Tentu saja anak muda harus bisa membedakan namboru, nanguda, nantulang, bahkan panggilan lainnya kepada orang yang lebih tua jika tidak ingin kena semprot omelan.
Dan nyatanya, saya pun juga pernah seperti itu ketika baru memasuki keluarga Batak, heuheuehu. Makanya adegan ini begitu relate bagi saya pribadi.

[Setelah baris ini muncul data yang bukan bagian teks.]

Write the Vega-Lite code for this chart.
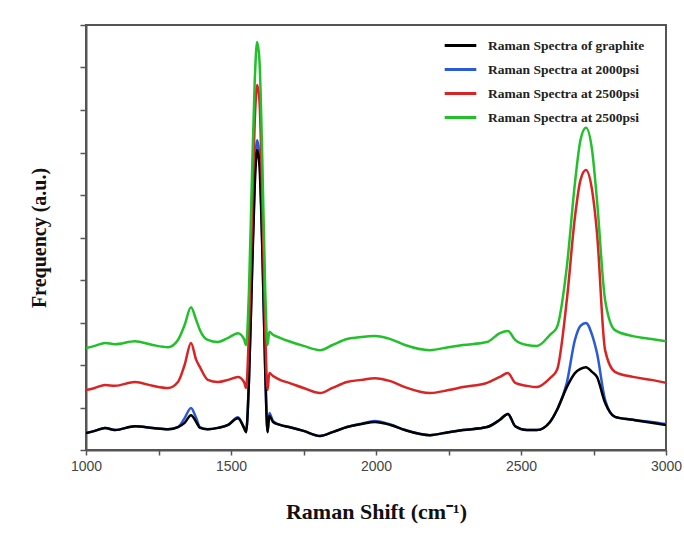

Betapa otentiknya gambaran suasana tersebut tentu saja tak lepas dari dukungan akting brilian dari para aktornya. Dari mulai Arswendy, Tika Panggabean, Boris Bokir, Indra Jegel, Lolox hingga Ghita Bhebhita, semuanya berhasil memberikan penampilan yang memukau dan mengisi pos-pos aktingnya secara pas dan saling melengkapi. Belum lagi ditambah penampilan para cameo dan peran pembantu yang juga memberikan penampilan yang apik dan tak setengah-setengah.
Ditambah dengan komposisi aransemen musik yang super asyik oleh jagonya musik Batak, Vicky Sianipar, tentu saja membuat film ini semakin menarik untuk diikuti. Lagu-lagu Batak populer yang diaransemen ulang dalam komposisi rock, jazz dan pop bergantian masuk mengiringi berbagai jenis adegan dari mulai yang lucu, tegang, hingga adegan yang menguras air mata.Â
Pun aransemen musiknya tetap mempertahankan unsur kedaerahan yang kental dengan sentuhan modern yang tidak lebay sehingga bisa diterima di telinga pendengar dari berbagai usia dan latar belakang suku.
Intinya secara audio film ini berhasil memanjakan telinga. Pun secara visual film ini begitu indah dilihat berkat hamparan perbukitan di sekeliling Danau Toba yang keindahannya sungguh tiada taranya. Begitu magis melihatnya di layar bioskop.
Lalu bagaimana dengan ceritanya?
Ini yang saya suka. Bagaimana Bene Dion begitu rapi dalam membagi porsi komedi dan drama di sepanjang film yang membuat film ini terasa hidup.